Critics on the left have downplayed the encounters, arguing that none of the Republicans were physically assaulted, but those insisting there was nothing dangerous about the protest targeting weren’t there, Mr. Jones said.
“When I hear that foolishness from the liberal media that it was mostly peaceful: Where in the hell were they when my life was threatened and other lives were threatened?” he said in a video post.
He said the experience also has increased his support for expanding hate crime laws to include political ideology and party affiliation.
“That’s a huge deal where now the left has gone so far that they’re willing to assault you to keep you from exercising your First Amendment rights, which to me plays back into, why is this not a hate crime?” Mr.
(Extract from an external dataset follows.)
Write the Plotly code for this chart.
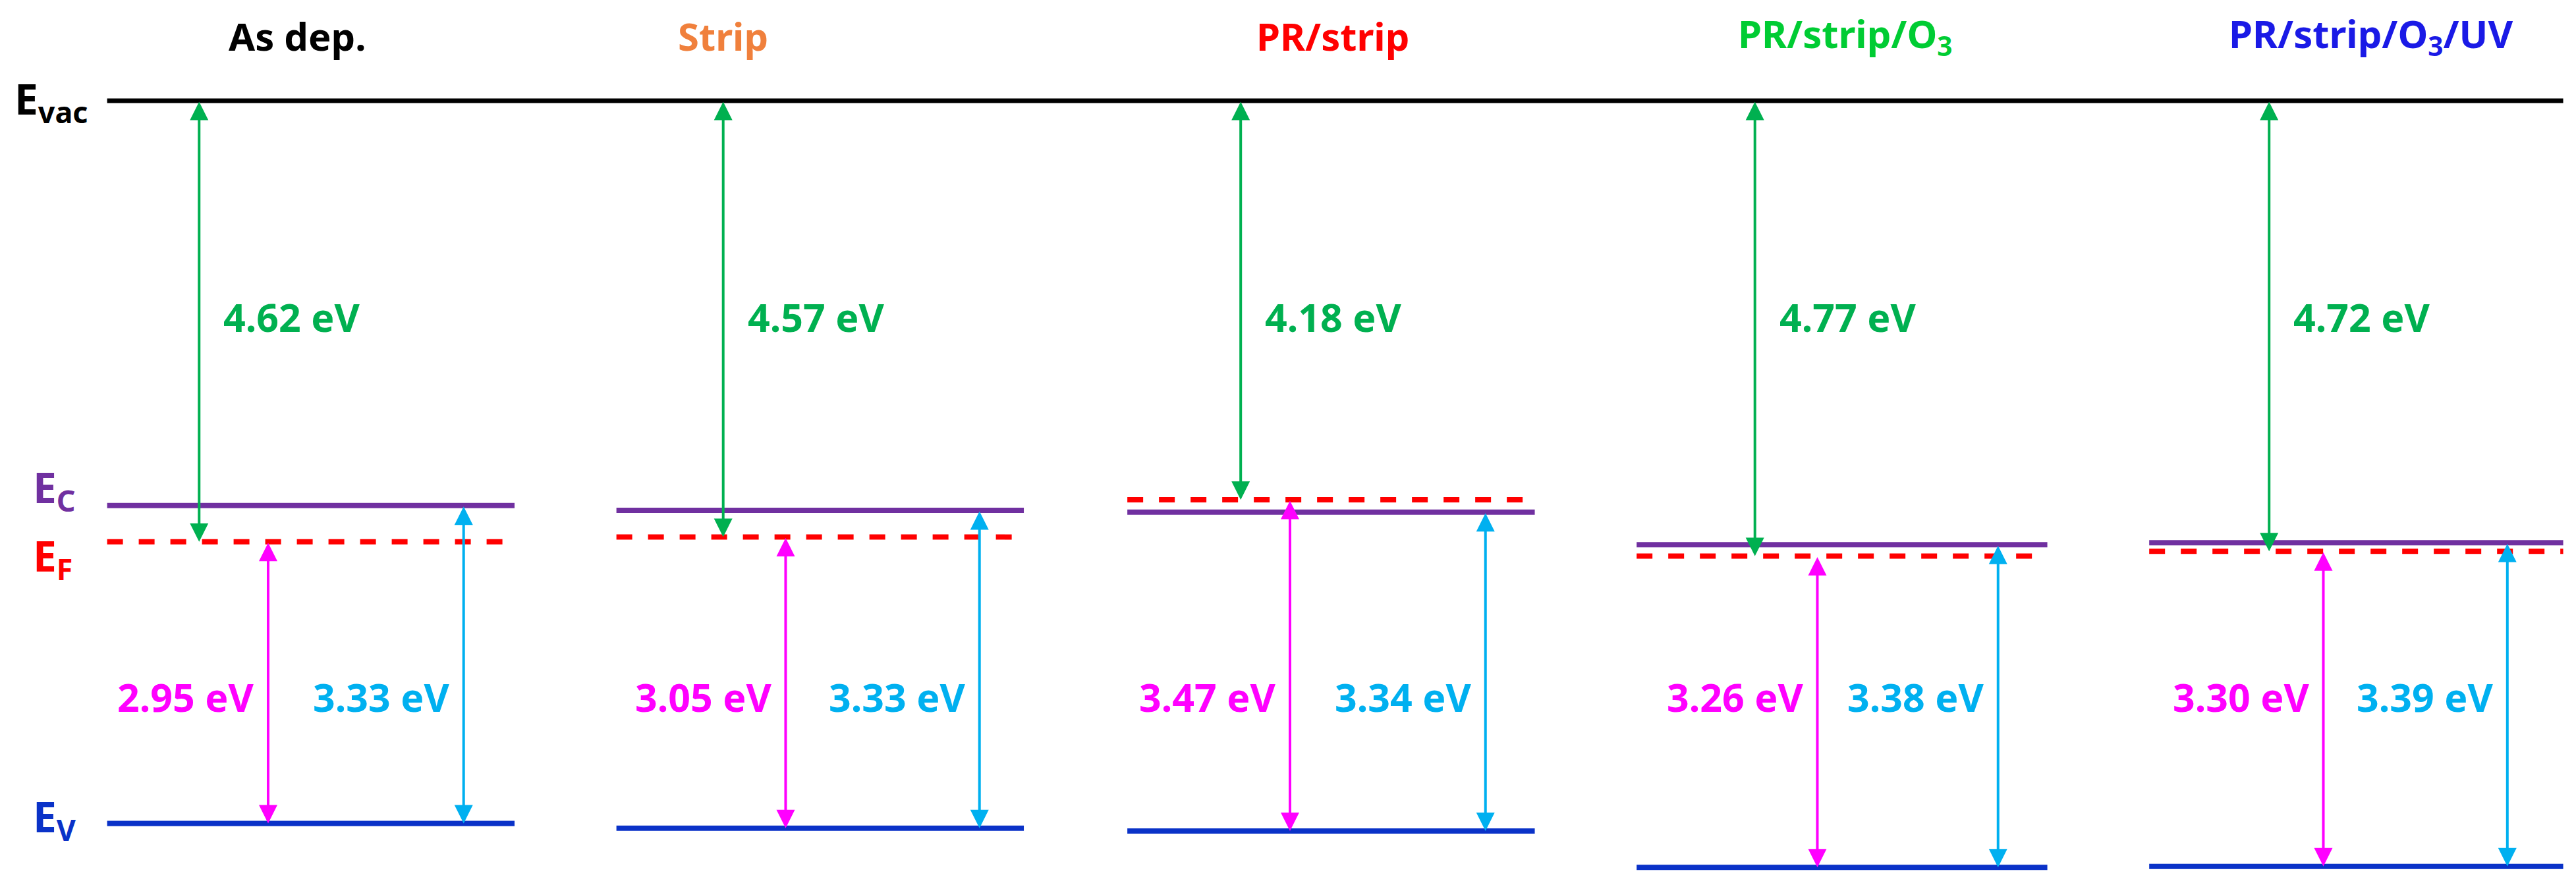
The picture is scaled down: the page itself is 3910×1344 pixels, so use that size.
import plotly.graph_objects as go

samples = ["As dep.", "Strip", "PR/strip", "PR/strip/O<sub>3</sub>", "PR/strip/O<sub>3</sub>/UV"]
title_colors = ["#000000", "#F0803C", "#FF0000", "#00CC33", "#1A1AE6"]
work_function = [4.62, 4.57, 4.18, 4.77, 4.72]   # Evac - EF
ef_minus_ev = [2.95, 3.05, 3.47, 3.26, 3.30]      # EF - EV
band_gap = [3.33, 3.33, 3.34, 3.38, 3.39]         # EC - EV

# layout helpers (x in arbitrary horizontal units)
seg_left = [62, 372, 683, 993, 1305]
seg_right = [310, 620, 931, 1243, 1557]
wf_x = [118, 437, 752, 1065, 1378]
fv_x = [160, 475, 782, 1103, 1411]
gap_x = [279, 593, 901, 1213, 1523]
title_x = [178, 437, 808, 1120, 1440]

FONT = "Noto Sans"
GREEN, MAG, CYAN = "#00B050", "#FF00FF", "#00B0F0"
PURPLE, RED, BLUE = "#7030A0", "#FF0000", "#0A32C8"

fig = go.Figure()
fig.add_trace(go.Scatter(x=[62, 1557], y=[0, 0], mode="lines",
                         line=dict(color="black", width=7), hoverinfo="skip"))
ann = []
for i in range(5):
    ef = -work_function[i]
    ev = ef - ef_minus_ev[i]
    ec = ev + band_gap[i]
    xl, xr = seg_left[i], seg_right[i]
    fig.add_trace(go.Scatter(x=[xl, xr], y=[ec, ec], mode="lines",
                             line=dict(color=PURPLE, width=8), hoverinfo="skip"))
    fig.add_trace(go.Scatter(x=[xl, xr], y=[ef, ef], mode="lines",
                             line=dict(color=RED, width=8, dash="dash"), hoverinfo="skip"))
    fig.add_trace(go.Scatter(x=[xl, xr], y=[ev, ev], mode="lines",
                             line=dict(color=BLUE, width=8), hoverinfo="skip"))
    for (x, y0, y1, c) in [(wf_x[i], 0, ef, GREEN), (fv_x[i], ef, ev, MAG), (gap_x[i], ec, ev, CYAN)]:
        ann.append(dict(x=x, y=y1, ax=x, ay=y0, xref="x", yref="y", axref="x", ayref="y",
                        text="", showarrow=True, arrowhead=2, startarrowhead=2,
                        arrowside="end+start", arrowsize=1.4, startarrowsize=1.4,
                        arrowwidth=4, arrowcolor=c))
    ann.append(dict(x=wf_x[i] + 14, y=-2.26, text=f"<b>{work_function[i]:.2f} eV</b>", showarrow=False,
                    xanchor="left", font=dict(family=FONT, size=59, color=GREEN)))
    ann.append(dict(x=fv_x[i] - 8, y=-6.24, text=f"<b>{ef_minus_ev[i]:.2f} eV</b>", showarrow=False,
                    xanchor="right", font=dict(family=FONT, size=59, color=MAG)))
    ann.append(dict(x=gap_x[i] - 8, y=-6.24, text=f"<b>{band_gap[i]:.2f} eV</b>", showarrow=False,
                    xanchor="right", font=dict(family=FONT, size=59, color=CYAN)))
    ann.append(dict(x=title_x[i], y=0.68, text=f"<b>{samples[i]}</b>", showarrow=False,
                    font=dict(family=FONT, size=58, color=title_colors[i])))

ec0 = -work_function[0] - ef_minus_ev[0] + band_gap[0]
ef0 = -work_function[0]
ev0 = ef0 - ef_minus_ev[0]
for txt, y, c in [("E<sub>vac</sub>", 0, "black"), ("E<sub>C</sub>", ec0 + 0.17, PURPLE),
                  ("E<sub>F</sub>", ef0 - 0.17, RED), ("E<sub>V</sub>", ev0 + 0.05, BLUE)]:
    ann.append(dict(x=5 if txt.startswith("E<sub>vac") else 16, y=y, text=f"<b>{txt}</b>", showarrow=False,
                    xanchor="left", font=dict(family=FONT, size=64, color=c)))

fig.update_layout(width=3910, height=1344, showlegend=False, annotations=ann,
                  margin=dict(l=0, r=0, t=0, b=0), plot_bgcolor="white", paper_bgcolor="white",
                  xaxis=dict(range=[0, 1568], visible=False),
                  yaxis=dict(range=[-8.27, 1.0], visible=False))
fig.write_html("out.html")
Jones said.
He said he was disappointed when the Georgia legislature approved a hate crime bill in June without adding political ideology and party affiliation to the list of protected classes.
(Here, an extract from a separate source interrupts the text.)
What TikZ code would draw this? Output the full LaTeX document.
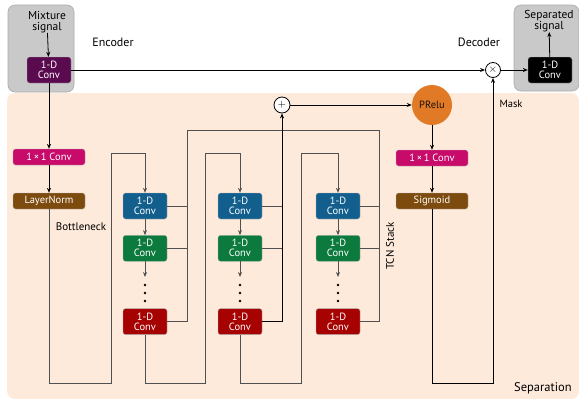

The bill signed by Republican Gov. Brian Kemp was spurred by the killing in February of Ahmaud Arbery, a 25-year-old Black man who was jogging at the time. Two White men, father and son Gregory and Travis McMichael, have been charged with his murder.
“They’ve made it a hate crime to attack someone based on their religion, their race, their orientation,” Mr. Jones said. “But wait a minute, now you’re going to attack someone for their political ideology or party affiliation? That’s not considered a hate crime? That is a hate crime.”
He said everyone mobbed outside the White House after the convention was targeted for their political views, not their race, ethnicity, religion, political affiliation, or other protected characteristics.
“When you look at people being attacked by a lynch mob for political purposes — think about it,” Mr. Jones said. “Every single person who left the White House that night was under siege, not because of their religion, not because of their race, because if it was race, why would Black Lives Matter have Black people attacking me and try to get me to curse the president?”
He also called for congressional hearings on the protest violence that has beset major U.S. cities since the May 25 death of George Floyd in Minneapolis police custody, including how protest crowds are being funded.
He said he tried to look less conspicuous by taking off his tie after an initial crowd of a dozen protesters swarmed him, but he still stood out. The streets were blocked off for the event, he said, and Uber cars were unable to reach those seeking rides to their hotels.
Video of the encounter shows police using bicycles to block protesters from reaching him, much as they did with Mr. Paul.
“What are we waiting for? Until somebody hits you? What would have happened if the officers weren’t there?” Mr. Jones said. “It was a nightmare. It was a nightmare.”